Clostridium difficile (CDC, 2015)
          Your physician tells you that your case is a more serious infection, but is treatable and that one relatively new method has been giving patients promising results. The treatment suggested is called a fecal microbial transplant (FMT). The doctor explains that this treatment will see you take “poop in a pill”, which contains the gut bacteria of a healthy person. At the word “fecal”, you immediately become uneasy about this treatment plan. Do they really expect you to put another person’s poop in your body? Why are you being given bacteria, when they’re the cause of this problem in the first place?

          FMT is a treatment method that has been around since the fourth century, but the first modern example was in 1958, when four people were given transplant by enema for Pseudomonas colitis, another gut infection. What ultimately occurs is that a patient receives an entire community of bacteria from the gut or waste of a healthy person. These newly introduced bacteria grow and multiply, which restores the health and function of your intestines. With your digestive tract back in full swing, your body is able to fight the harmful C. difficile and stop the infection. While historically given rectally or by a tube from your nose into your stomach, new methods of FMT include taking capsules of stool. While it may seem unorthodox, this method is less invasive and clinical trials at the University of Alberta showed a 90% success rate for reducing symptoms of C. diff.
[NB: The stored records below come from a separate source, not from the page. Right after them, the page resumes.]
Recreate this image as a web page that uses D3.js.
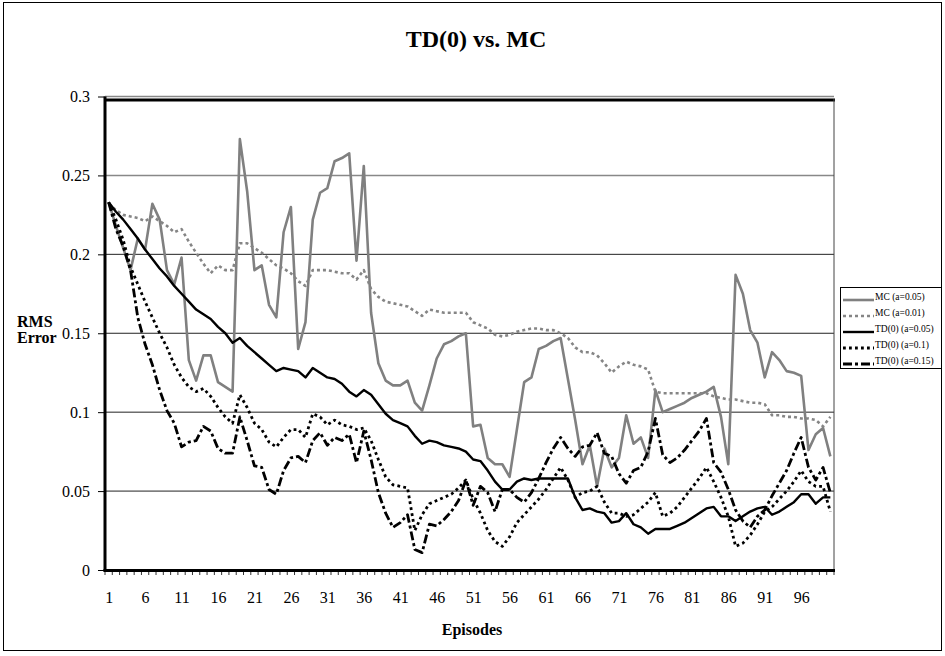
<!DOCTYPE html>
<html>
<head>
<meta charset="utf-8">
<script src="https://cdn.jsdelivr.net/npm/d3@7"></script>
<style>
html,body{margin:0;padding:0;background:#fff;}
svg{display:block;}
text{font-family:"Liberation Serif","Times New Roman",serif;fill:#000;}
</style>
</head>
<body>
<svg id="chart" width="945" height="656"></svg>
<script>
// ---------- data ----------
const episodes = d3.range(1, 101);

const mc005 = [
0.233,0.218,0.204,0.190,0.210,0.203,0.232,0.222,0.190,0.181,
0.198,0.133,0.120,0.136,0.136,0.119,0.116,0.113,0.273,0.240,
0.190,0.193,0.168,0.160,0.214,0.230,0.140,0.157,0.222,0.239,
0.242,0.259,0.261,0.264,0.196,0.256,0.163,0.131,0.120,0.117,
0.117,0.120,0.106,0.101,0.117,0.134,0.143,0.145,0.148,0.150,
0.091,0.092,0.071,0.067,0.067,0.059,0.089,0.119,0.122,0.140,
0.142,0.145,0.147,0.121,0.095,0.067,0.079,0.053,0.077,0.065,
0.071,0.098,0.080,0.084,0.071,0.114,0.100,0.102,0.104,0.106,
0.109,0.111,0.113,0.116,0.097,0.067,0.187,0.175,0.152,0.144,
0.122,0.138,0.133,0.126,0.125,0.123,0.076,0.086,0.090,0.072];

const mc001 = [
0.232,0.228,0.225,0.224,0.223,0.221,0.224,0.221,0.218,0.214,
0.216,0.208,0.201,0.194,0.188,0.193,0.190,0.190,0.207,0.207,
0.204,0.201,0.197,0.193,0.191,0.188,0.183,0.180,0.190,0.190,
0.190,0.189,0.188,0.188,0.184,0.190,0.178,0.173,0.170,0.169,
0.168,0.167,0.164,0.161,0.165,0.164,0.163,0.163,0.163,0.163,
0.157,0.155,0.153,0.149,0.148,0.149,0.151,0.152,0.153,0.153,
0.152,0.152,0.150,0.147,0.141,0.138,0.138,0.136,0.131,0.125,
0.129,0.132,0.130,0.129,0.127,0.113,0.112,0.112,0.112,0.112,
0.112,0.112,0.112,0.110,0.109,0.108,0.108,0.107,0.106,0.106,
0.105,0.098,0.098,0.097,0.097,0.096,0.096,0.095,0.091,0.097];

const td005 = [
0.233,0.227,0.222,0.216,0.210,0.203,0.197,0.191,0.186,0.180,
0.175,0.170,0.165,0.162,0.159,0.154,0.150,0.144,0.147,0.142,
0.138,0.134,0.130,0.126,0.128,0.127,0.126,0.122,0.128,0.125,
0.122,0.121,0.118,0.113,0.110,0.114,0.111,0.105,0.099,0.095,
0.093,0.091,0.085,0.080,0.082,0.081,0.079,0.078,0.077,0.075,
0.070,0.069,0.063,0.056,0.051,0.051,0.056,0.058,0.057,0.058,
0.058,0.058,0.058,0.058,0.046,0.038,0.039,0.037,0.036,0.030,
0.031,0.036,0.029,0.027,0.023,0.026,0.026,0.026,0.028,0.030,
0.033,0.036,0.039,0.040,0.034,0.034,0.031,0.034,0.037,0.039,
0.040,0.035,0.037,0.040,0.043,0.048,0.048,0.042,0.046,0.046];

const td01 = [
0.233,0.222,0.209,0.192,0.181,0.170,0.160,0.150,0.141,0.130,
0.122,0.116,0.113,0.115,0.110,0.103,0.097,0.093,0.111,0.103,
0.093,0.089,0.081,0.078,0.084,0.089,0.089,0.084,0.099,0.097,
0.092,0.095,0.092,0.091,0.089,0.090,0.082,0.070,0.059,0.054,
0.053,0.052,0.025,0.035,0.042,0.044,0.046,0.048,0.052,0.057,
0.045,0.036,0.025,0.018,0.015,0.021,0.030,0.035,0.040,0.045,
0.051,0.058,0.065,0.057,0.046,0.049,0.050,0.053,0.043,0.036,
0.036,0.034,0.035,0.039,0.043,0.049,0.034,0.036,0.040,0.046,
0.052,0.058,0.065,0.056,0.046,0.034,0.015,0.017,0.022,0.029,
0.037,0.040,0.045,0.050,0.056,0.063,0.056,0.053,0.053,0.037];

const td015 = [
0.233,0.216,0.205,0.190,0.160,0.143,0.130,0.114,0.101,0.093,
0.078,0.081,0.082,0.091,0.088,0.077,0.074,0.074,0.097,0.082,
0.066,0.065,0.051,0.048,0.063,0.071,0.072,0.068,0.082,0.087,
0.079,0.084,0.082,0.086,0.068,0.088,0.070,0.049,0.036,0.027,
0.030,0.035,0.013,0.011,0.029,0.028,0.032,0.037,0.044,0.057,
0.041,0.053,0.049,0.037,0.051,0.051,0.046,0.043,0.049,0.058,
0.068,0.077,0.084,0.077,0.072,0.078,0.079,0.087,0.074,0.072,
0.061,0.055,0.063,0.065,0.075,0.096,0.073,0.068,0.071,0.076,
0.082,0.088,0.096,0.068,0.062,0.051,0.038,0.031,0.027,0.034,
0.038,0.047,0.055,0.063,0.074,0.084,0.065,0.057,0.065,0.049];

const seriesNames = ["MC (a=0.05)", "MC (a=0.01)", "TD(0) (a=0.05)", "TD(0) (a=0.1)", "TD(0) (a=0.15)"];
const seriesValues = [mc005, mc001, td005, td01, td015];
const yTickValues = [0, 0.05, 0.1, 0.15, 0.2, 0.25, 0.3];
const yTickLabels = ["0", "0.05", "0.1", "0.15", "0.2", "0.25", "0.3"];
const xTickLabels = [1, 6, 11, 16, 21, 26, 31, 36, 41, 46, 51, 56, 61, 66, 71, 76, 81, 86, 91, 96];
const titleText = "TD(0) vs. MC";
const xTitle = "Episodes";
const yTitle = ["RMS", "Error"];

// ---------- styles ----------
const styles = [
  {stroke: "#808080", width: 2.6, dash: null},
  {stroke: "#858585", width: 2.6, dash: "3,3"},
  {stroke: "#000", width: 2.4, dash: null},
  {stroke: "#000", width: 2.8, dash: "2.8,3.2"},
  {stroke: "#000", width: 2.8, dash: "9,3,3,3"}
];

const svg = d3.select("#chart");

// outer border
svg.append("rect").attr("x", 3.5).attr("y", 2.5).attr("width", 938).attr("height", 648)
  .attr("fill", "#fff").attr("stroke", "#000").attr("stroke-width", 1);

const pLeft = 105, pRight = 834, pTop = 96.5, pBottom = 570;
const x = d3.scalePoint().domain(episodes).range([pLeft, pRight]).padding(0.5);
const y = d3.scaleLinear().domain([0, 0.3]).range([pBottom, pTop]);

// gridlines
svg.append("g").selectAll("line").data(yTickValues.filter(v => v > 0)).join("line")
  .attr("x1", pLeft).attr("x2", pRight)
  .attr("y1", d => y(d)).attr("y2", d => y(d))
  .attr("stroke", d => d >= 0.25 ? "#888" : "#222").attr("stroke-width", d => d >= 0.25 ? 1.5 : 1);

// plot frame
svg.append("line").attr("x1", pLeft).attr("x2", pRight + 1).attr("y1", 100).attr("y2", 100)
  .attr("stroke", "#000").attr("stroke-width", 3);
svg.append("line").attr("x1", pRight).attr("x2", pRight).attr("y1", 99).attr("y2", pBottom)
  .attr("stroke", "#444").attr("stroke-width", 1);

// y axis
const yAxis = d3.axisLeft(y).tickValues(yTickValues)
  .tickFormat((d, i) => yTickLabels[i]).tickSize(7).tickPadding(8);
const gy = svg.append("g").attr("transform", `translate(${pLeft},0)`).call(yAxis);
gy.select(".domain").remove();
gy.selectAll(".tick line").attr("stroke", "#000").attr("stroke-width", 1);
gy.selectAll(".tick text").attr("font-size", 16).attr("font-family", "Liberation Serif, serif")
  .attr("fill", "#000").attr("dy", "0.32em");

// x axis labels
const xAxis = d3.axisBottom(x).tickValues(xTickLabels).tickSize(0).tickPadding(22);
const gx = svg.append("g").attr("transform", `translate(0,${pBottom})`).call(xAxis);
gx.select(".domain").remove();
gx.selectAll(".tick text").attr("font-size", 16).attr("font-family", "Liberation Serif, serif").attr("fill", "#000");

// x minor ticks at category boundaries
const step = x.step();
const bounds = episodes.map(e => x(e) - step / 2).concat([x(100) + step / 2]);
svg.append("g").selectAll("line").data(bounds).join("line")
  .attr("x1", d => d).attr("x2", d => d).attr("y1", pBottom).attr("y2", pBottom + 5)
  .attr("stroke", "#333").attr("stroke-width", 1);

// series
const line = d3.line().x((d, i) => x(episodes[i])).y(d => y(d));
const gs = svg.append("g").attr("fill", "none");
seriesValues.forEach((vals, k) => {
  const st = styles[k];
  gs.append("path").attr("d", line(vals))
    .attr("stroke", st.stroke).attr("stroke-width", st.width)
    .attr("stroke-dasharray", st.dash)
    .attr("stroke-linejoin", "round");
});

// axis lines (thick)
svg.append("line").attr("x1", pLeft).attr("x2", pLeft).attr("y1", pTop).attr("y2", pBottom + 1.5)
  .attr("stroke", "#000").attr("stroke-width", 3);
svg.append("line").attr("x1", pLeft - 1.5).attr("x2", pRight + 1).attr("y1", pBottom + 0.5).attr("y2", pBottom + 0.5)
  .attr("stroke", "#000").attr("stroke-width", 3);

// titles
svg.append("text").attr("x", 476).attr("y", 47).attr("text-anchor", "middle")
  .attr("font-size", 24).attr("font-weight", "bold").text(titleText);
svg.append("text").attr("x", 472).attr("y", 635).attr("text-anchor", "middle")
  .attr("font-size", 16).attr("font-weight", "bold").text(xTitle);
yTitle.forEach((t, i) => {
  svg.append("text").attr("x", 17).attr("y", 327 + i * 16)
    .attr("font-size", 16).attr("font-weight", "bold").text(t);
});

// legend
const lg = svg.append("g");
lg.append("rect").attr("x", 840.5).attr("y", 287.5).attr("width", 101).attr("height", 81)
  .attr("fill", "#fff").attr("stroke", "#000").attr("stroke-width", 1);
seriesNames.forEach((name, k) => {
  const st = styles[k];
  const yy = 297 + k * 16;
  lg.append("line").attr("x1", 843).attr("x2", 874).attr("y1", yy + 3).attr("y2", yy + 3)
    .attr("stroke", st.stroke).attr("stroke-width", st.width).attr("stroke-dasharray", st.dash);
  lg.append("text").attr("x", 875).attr("y", yy).attr("dy", "0.35em")
    .attr("font-size", 9.5).text(name);
});
</script>
</body>
</html>
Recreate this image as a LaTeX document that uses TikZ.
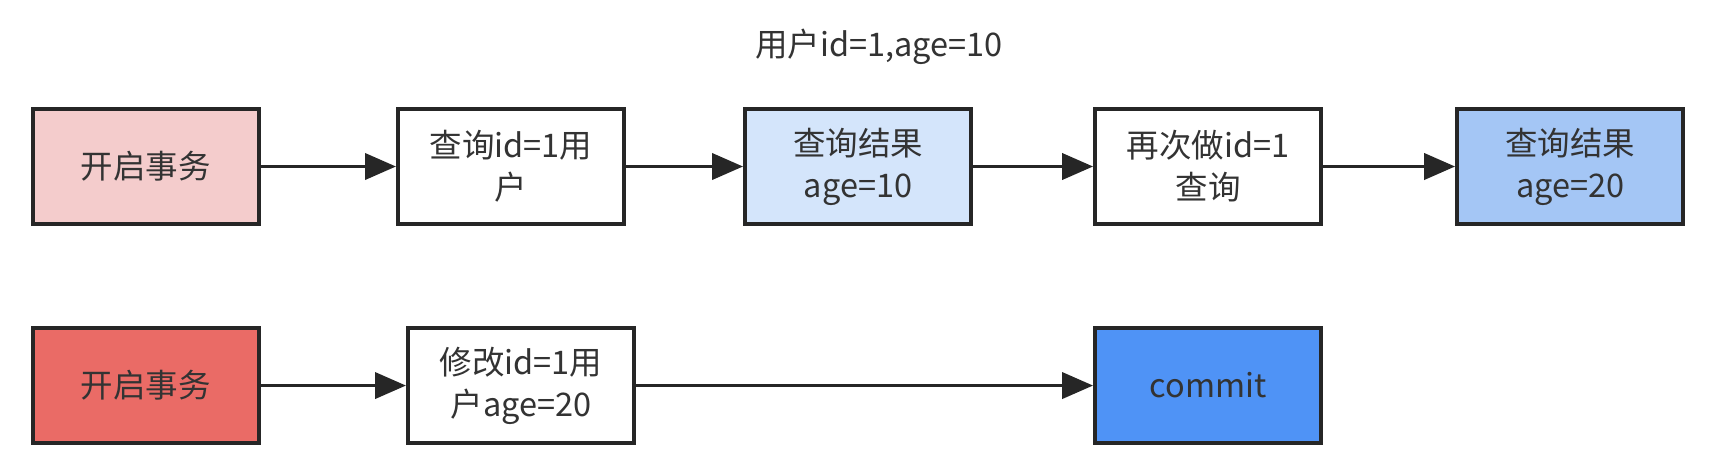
\documentclass[tikz,border=0pt]{standalone}
\usepackage{fontspec}
\setmainfont{Noto Sans CJK SC}
\usetikzlibrary{positioning, arrows.meta}

\definecolor{boxline}{HTML}{262626}
\definecolor{txt}{HTML}{333333}
\definecolor{startpink}{HTML}{F4CCCC}
\definecolor{startred}{HTML}{EA6B66}
\definecolor{resultlight}{HTML}{D4E5FB}
\definecolor{resultblue}{HTML}{A4C6F5}
\definecolor{commitblue}{HTML}{4F93F6}

\tikzset{
  box/.style={draw=boxline, line width=2.3pt, minimum width=4.52cm, minimum height=2.3cm,
    inner sep=2pt, align=center, text=txt, font=\fontsize{18.5}{24}\selectfont},
  flow/.style={draw=boxline, line width=2.2pt, -{Triangle[length=0.62cm,width=0.52cm]}},
}

\begin{document}
\begin{tikzpicture}
    \useasboundingbox (0,0) rectangle (34.28,-9.2);
    \fill[white] (0,0) rectangle (34.28,-9.2);

    % first transaction
    \node[box, fill=startpink] (A1) at (2.92,-3.33) {开启事务};
    \node[box] [right=2.7cm of A1] (A2) {查询id=1用\\户};
    \node[box, fill=resultlight] [right=2.34cm of A2] (A3) {查询结果\\age=10};
    \node[box] [right=2.4cm of A3] (A4) {再次做id=1\\查询};
    \node[box, fill=resultblue] [right=2.64cm of A4] (A5) {查询结果\\age=20};
    \node[text=txt, font=\fontsize{18.5}{24}\selectfont] (T) at (17.58,-0.94) {用户id=1,age=10};

    % second transaction
    \node[box, fill=startred] [below=2cm of A1] (B1) {开启事务};
    \node[box] [right=2.9cm of B1] (B2) {修改id=1用\\户age=20};
    \node[box, fill=commitblue] [below=2cm of A4] (B3) {commit};

    \draw[flow] (A1) -- (A2);
    \draw[flow] (A2) -- (A3);
    \draw[flow] (A3) -- (A4);
    \draw[flow] (A4) -- (A5);
    \draw[flow] (B1) -- (B2);
    \draw[flow] (B2) -- (B3);
\end{tikzpicture}
\end{document}
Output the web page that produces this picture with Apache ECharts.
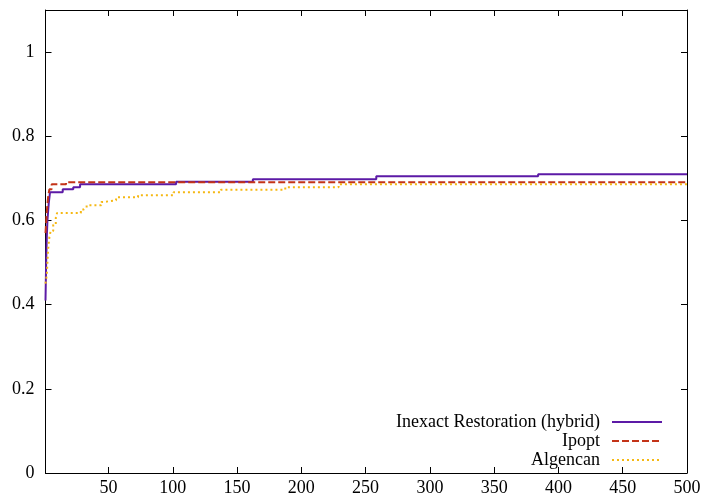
<!DOCTYPE html>
<html>
<head>
<meta charset="utf-8">
<script src="https://cdn.jsdelivr.net/npm/echarts@6/dist/echarts.min.js"></script>
<style>html,body{margin:0;padding:0;background:#fff}#c{width:705px;height:502px}</style>
</head>
<body>
<div id="c"></div>
<script>
const seriesNames = ['Inexact Restoration (hybrid)', 'Ipopt', 'Algencan'];
const irX = [1, 1.5, 2, 2.5, 3, 3.5, 4.5, 14.4, 22.6, 27.9, 102.6, 162.3, 258.3, 384.2, 500];
const irY = [0.41, 0.5, 0.56, 0.6, 0.62, 0.64, 0.667, 0.674, 0.679, 0.686, 0.692, 0.698, 0.705, 0.710, 0.710];
const ipX = [1, 2, 3, 4, 5.8, 17, 500];
const ipY = [0.57, 0.62, 0.655, 0.674, 0.686, 0.691, 0.691];
const alX = [1, 2, 2.5, 3, 4, 5, 7, 9, 10, 28.5, 30.5, 33, 44.4, 46.5, 55.9, 73, 100.6, 137.4, 187.5, 229, 500];
const alY = [0.45, 0.47, 0.5, 0.53, 0.56, 0.575, 0.59, 0.606, 0.618, 0.626, 0.63, 0.636, 0.644, 0.648, 0.655, 0.66, 0.667, 0.673, 0.679, 0.686, 0.686];
const xTicks = [50, 100, 150, 200, 250, 300, 350, 400, 450, 500];
const yTicks = [0, 0.2, 0.4, 0.6, 0.8, 1];

const zip = (xs, ys) => xs.map((x, i) => [x, ys[i]]);
const font = 'Liberation Serif';
const colors = ['#5c1aa6', '#c33318', '#f5b814'];
const dashes = ['solid', [7, 3], [2, 3]];

const chart = echarts.init(document.getElementById('c'), null, {renderer: 'canvas'});
const tickCommon = {show: true, inside: true, length: 6, lineStyle: {color: '#000', width: 1}};
const lineCommon = {show: true, onZero: false, lineStyle: {color: '#000', width: 1}};
const xBase = {type: 'value', min: 1, max: 500, splitLine: {show: false}, axisLine: lineCommon};
const yBase = {type: 'value', min: 0, max: 1.1, splitLine: {show: false}, axisLine: lineCommon};

const data = [zip(irX, irY), zip(ipX, ipY), zip(alX, alY)];
const legendTops = [413, 432, 451];

chart.setOption({
  animation: false,
  grid: {left: 45.5, right: 18, top: 10, bottom: 29, containLabel: false},
  xAxis: [
    Object.assign({}, xBase, {position: 'bottom',
      axisTick: Object.assign({}, tickCommon, {customValues: xTicks}),
      axisLabel: {customValues: xTicks, color: '#000', fontFamily: font, fontSize: 18, margin: 6}}),
    Object.assign({}, xBase, {position: 'top',
      axisTick: Object.assign({}, tickCommon, {customValues: xTicks}),
      axisLabel: {show: false}})
  ],
  yAxis: [
    Object.assign({}, yBase, {position: 'left',
      axisTick: Object.assign({}, tickCommon, {customValues: yTicks}),
      axisLabel: {customValues: yTicks, color: '#000', fontFamily: font, fontSize: 18, margin: 11,
        formatter: v => String(Math.round(v * 10) / 10)}}),
    Object.assign({}, yBase, {position: 'right',
      axisTick: Object.assign({}, tickCommon, {customValues: yTicks}),
      axisLabel: {show: false}})
  ],
  legend: seriesNames.map((n, i) => ({
    data: [n], right: 42, top: legendTops[i], orient: 'vertical', align: 'right',
    itemWidth: 50, itemHeight: 14, padding: 0,
    itemStyle: {opacity: 0},
    textStyle: {color: '#000', fontFamily: font, fontSize: 18, padding: [0, 7, 0, 0]}
  })),
  series: seriesNames.map((n, i) => ({
    name: n, type: 'line', step: 'end', data: data[i], symbol: 'none',
    xAxisIndex: 0, yAxisIndex: 0,
    lineStyle: {color: colors[i], width: 2, type: dashes[i]},
    itemStyle: {color: colors[i]}
  }))
});
</script>
</body>
</html>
Similar results were observed in a study at Boston Children's Hospital, prompting further research of FMT in peanut allergies.

Frozen FMT capsules (EndoMune, 2014)


          Returning to the idea of “healthy bacteria”, there is a common misconception in our society that all bacteria are bad and cause disease. At this very moment, you have an almost equal amount of bacterial cells in and on your body as you have human cells. Current estimates are that for every 1 human cell, you have 1.3 bacterial cells. For a 20-30 year old man of 5'7" and 154 pounds, there are roughly 30 trillion human cells, with 39 trillion bacterial cells living among them. This may seem pretty unsettling, but many of these bacteria actually make our lives easier. There are countless bacteria on the surface of your skin that act as a protective barrier from disease by killing other harmful and infectious germs. In your digestive tract, bacteria assist in breaking down food. E. coli, which is also in your intestines, is known to produce vitamin K, which helps strengthen our bones and form scabs over broken skin. Probiotics, a category of nutritional supplement, are actually a pill form of healthy bacteria that help your digestive system and other areas. There are plenty of bacteria out there that are harmful to humans if they are given the chance to infect us, but many others help us to stay healthy.

          After having some time to think it over (and another bathroom trip), you decide to go ahead and receive the transplant. You are given 40 capsules to take over the next hour and are sent home, with instructions to come back if symptoms are not reduced in the next couple of weeks. Four months later, you find yourself healthy as ever and your stomach is back in check. You think back to how squeamish you were when you were first asked if you would consider an FMT. Had you turned it down, who knows how intensely C. diff would have infected you. As foreign an idea as it was to you, FMT was the treatment that restored you to good health.